In Official Competition, film can only be made if commerce and art crash into each other. At the start of this new Spanish movie by directors Mariano Cohn and Gastón Duprat, an 80-year-old business mogul experiences an existential crisis. Humberto Suárez (José Luis Gómez) stares out of a skyscraper window and begins to doubt the importance of his financial achievements. Is his portfolio of mergers and acquisitions the only legacy he’ll leave behind? And so he decides to finance a film, to secure a certain amount of acclaim before he leaves this mortal coil.
Official Competition gradually develops into something more than an inside view of the pre-production process when Suárez hires Lola Cuevas (Penélope Cruz), an award-winning, avant-garde filmmaker, to turn a Nobel prize-winning novel into his film.
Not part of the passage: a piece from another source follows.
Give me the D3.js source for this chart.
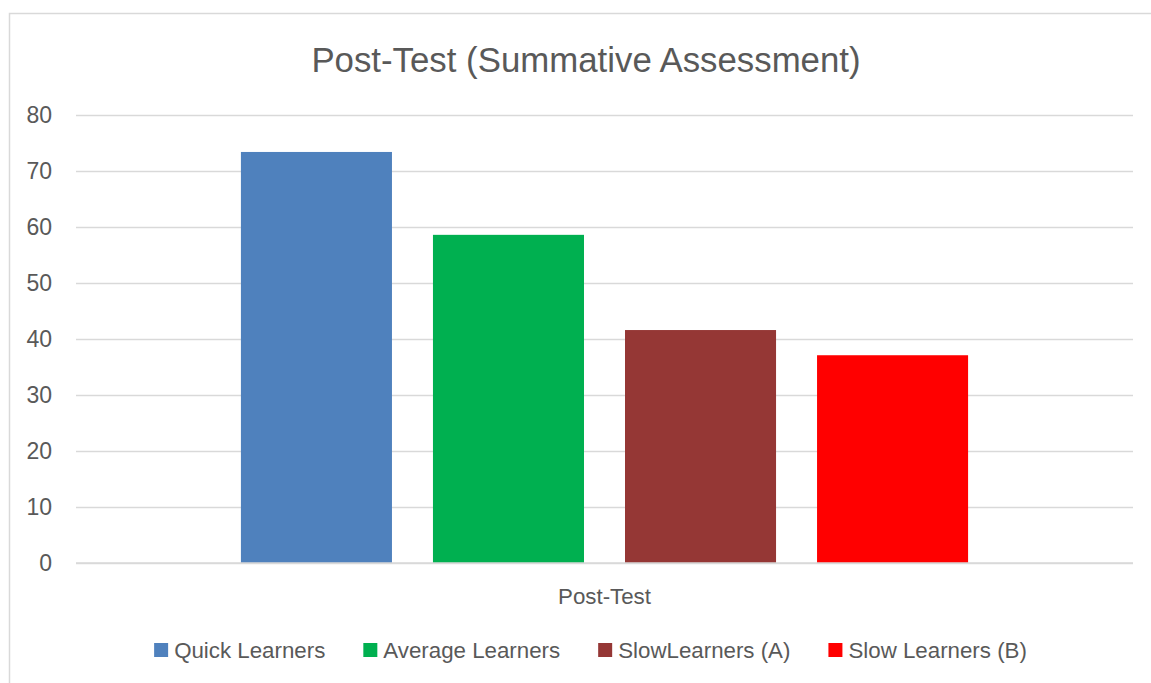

Cuevas is a natural raconteur—like a Spanish Scheherazade. As she describes the story of two brothers that will form the film’s center, the clarity of her artistic vision mesmerizes Suárez. Without concluding her story, Official Competition then segues into a behind-the-scenes look at Cuevas’ rehearsal process with her two stars—she has transformed her tale into reality.
Although their movie features at least three actors who’ve worked within Pedro Almodóvar’s tragicomedies and melodramas, the mood Cohn and Duprat establish is closer to Alex Garland’s claustrophobic Ex Machina (2014). Cuevas’ rehearsals with Félix (Antonio Banderas) and Iván (Oscar Martínez) take place inside an ultra-modern building that’s isolated from the outside world. We get no glimpses of city streets, crowds or gatherings, shops or restaurant—nothing beyond a cement courtyard.
The film clearly distinguishes Félix from Iván. The costume designer, Wanda Morales, clothes Félix in luxe, sleek, brightly colored fabrics. One of the coats he wears shimmers like molten rubies. Iván is dressed like an Ivy League professor from the 1970s. His earth-toned outfits are a somber set of grays, greens and browns. Primarily a theater actor, the pretentious Iván represents a high-minded ideal of art for art’s sake. Félix is an international movie star and a box office draw. On the first day of rehearsal, he drives up in a hot red sports car with a much younger girlfriend at the wheel.
Cuevas deliberately casts these men in her film because of their competing personas and styles of acting. She wants to extract the palpable tension between them as they move through the scripts. As Cuevas corrects their line readings and messes with their minds, the friction and contempt they feel for each other in real life starts to creep into their performances. Even before the cameras start to roll, the actors are bound for a dramatic confrontation.